An oil price freeze through the end of the year appears nearly certain as oil ministers from the Organization of Petroleum Exporting Countries along the oil-rich Persian Gulf prepare for their semi-annual price-fixing meeting in Geneva this weekend.
Despite continuing concern over the decline in the dollar's purchasing power, officials in the Gulf producing countries have conceded privately in recent weeks that it is likely prices will be frozen through December.
One key petroleum minister, the United Arab Emirate's Mana Saeed Otaiba, said on the eve of his departure for Geneva, "There won't be an increase in the price of oil till the end of the year."
Otaiba said in an interview oil prices should not be increased, because of the world oil glut. The glut, which has depressed demand for OPEC oil and provided a politically inconvenient backdrop for President Carter's effort to enact an energy bill, is the result of new oil supplies coming from the North Sea and Alaska's North Slope.
Coupled with conservation measures and flagging economic activity in some of the industralized countries, the oil glut has not only forced some OPEC producers to curtail their production but to shave prices.
The benchmark oil price has stood at $12.70 per barrell for the last year, although prices vary depending on the quality of the oil.
Moderate price increases in the future, however, are inevitable, Otaiba said fingering one of the slender reed canes carried by the sheikhs and leading United Arab Emirates policy makers and business leaders.
"The pricing issue is a live issue, it must be kept open and elastic and it has to respond to the world's economic changes," Otaiba said. "it is wise to wait till the end of the year. We can wait another six months, the world will not end," he added.

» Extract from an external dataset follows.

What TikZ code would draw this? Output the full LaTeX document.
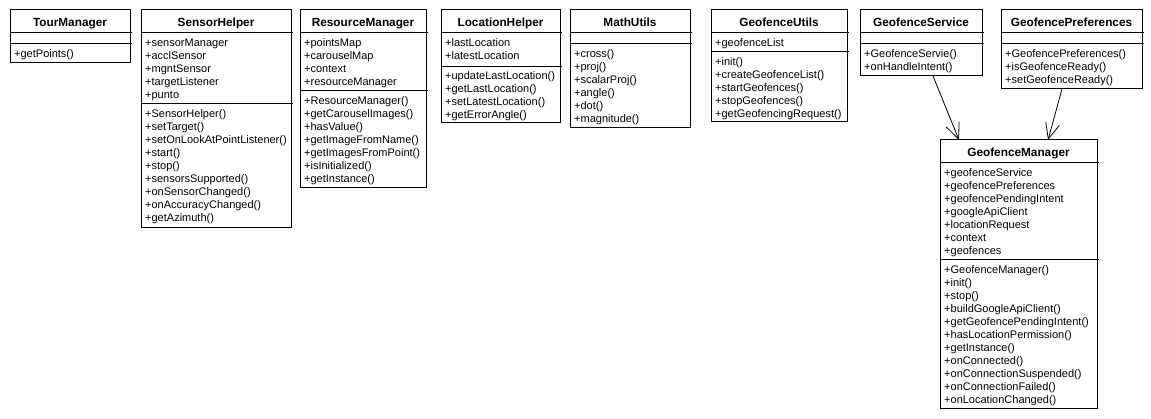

The oil minister said that the Emirates and other OPEC countries favoring price moderation, including OPEC's leading producer Saudi Arabia, argue that the world economy can ill afford the effects of even a moderate price increase now.
The erosion in the dollar's value in international financial markets - estimated by OPEC's secretariat at up to 15 per cent since prices were last increased - has affected all the OPEC countries, including countries such as Saudia Arabia, Kuwait and the Emirates which have continued to add billions of dollars yearly to their accumulated surplus funds since oil prices quadrupled in 1974.
Earlier this week Kuwaite Oil Minister Khalifa Sabah said his country would press for a price increase because of the fall in the dollar. Kuwait is expected to be joined by Libya, Iraq, Algeria and other states in the 13-member cartel generally considered "price hawks."
Oil analysts in neighboring Gulf producing states have suggested that Kuwait's demand for a price hike to compensate for the decline in the dollar is focused more at pressing for an increase in December rather than at Geneva.
OPEC's most recent meeting held in Caracas, Venezuela, last December was dominated by Saudia Arabia and Iran which, along with the United Arab Emirates, account for more than half of OPEC's daily production. While not outspoken, it was clear that their call for a continued freeze in oil pruces was heard by other countries. Moreover OPEC members are seeking to avoid repeating the split at their meeting 18 months ago when Saudi Arabia and the Emirates broke with the other members calling for a 5 percent rather than 10 percent price increase.
At an informal meeting of OPEC oil ministers held by Saudi Arabia's Zaki Yamani last month in Taif, the Saudias' summer capital, there was a discussion of whether the dollar should be replaced the pricing mechanism for oil.
No final decision was made then, Otaiba said, and it was unlikely that a shift away from the dollar would result from the Geneva meeting.